A psychological thriller in disguise
Most movies about memory loss are "weepies" designed to make you cry while a violin plays. The Father is different. It is structured like a thriller. It uses its 88 Metacritic score pedigree to pull a fast one on you. You think you’re watching a straightforward drama, but the movie keeps gaslighting you. A character walks into a room, and suddenly the kitchen cabinets are a different color. A daughter is played by one actress, then another. It is a masterclass in set design that forces you to share the protagonist's confusion.

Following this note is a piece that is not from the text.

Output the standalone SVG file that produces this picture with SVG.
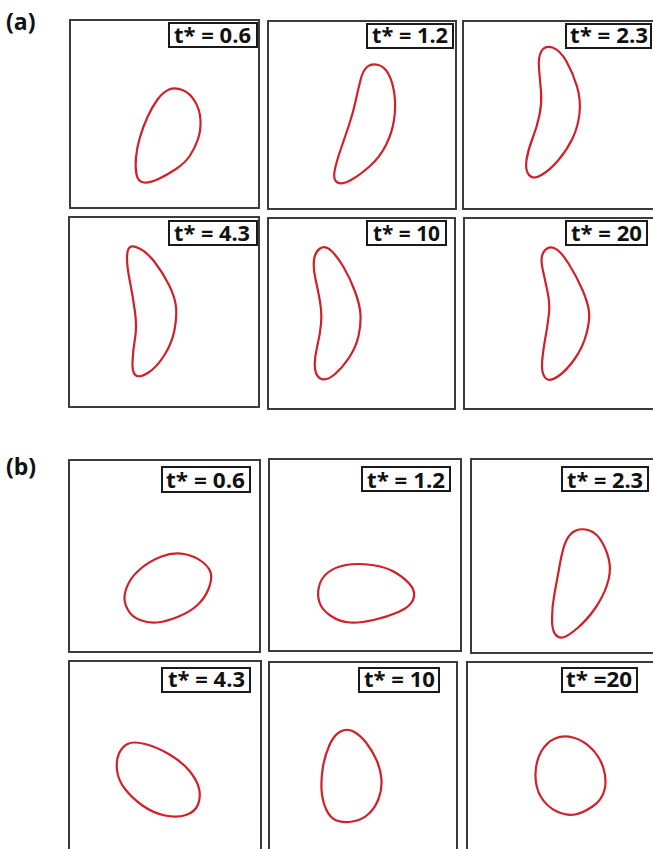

This is a "Mystery" in the truest sense. You are trying to solve a crime where the culprit is time. It is a film that demands your full attention. If you are scrolling on your phone, you will miss the subtle shift in the apartment’s layout that signals another piece of his world has vanished.
The Hopkins masterclass
Anthony Hopkins is the reason this works. He doesn't just play a "sad old man." He is frequently a jerk. He is charming, then he is cruel, then he is a lost child. It is a 98% Rotten Tomatoes performance because it refuses to make dementia "pretty." If you have spent any time around a relative with cognitive decline, the scenes where he loses his watch or repeats the same story will feel visceral. He captures the specific, jagged edges of a mind that is still sharp enough to know it is failing.
Not your average family bonding film
If your family is used to more traditional entries in our list of 35 best father-daughter movies, this will feel like a bucket of ice water. It is not about "bonding" in the sunshine; it is about the messy, frustrating reality of caregiving. While other films like the one in our parental guide for Goodbye June deal with the heavy weight of terminal illness, The Father focuses on the specific terror of losing your sense of place.
Do not put this on for a casual Friday night. This is for when you want to feel something heavy and talk about it for three days afterward. It is a rare piece of cinema that is both a technical triumph and a total emotional wrecking ball. With an 8.2 on IMDb, critics and audiences agree: it is essential, but it is brutal.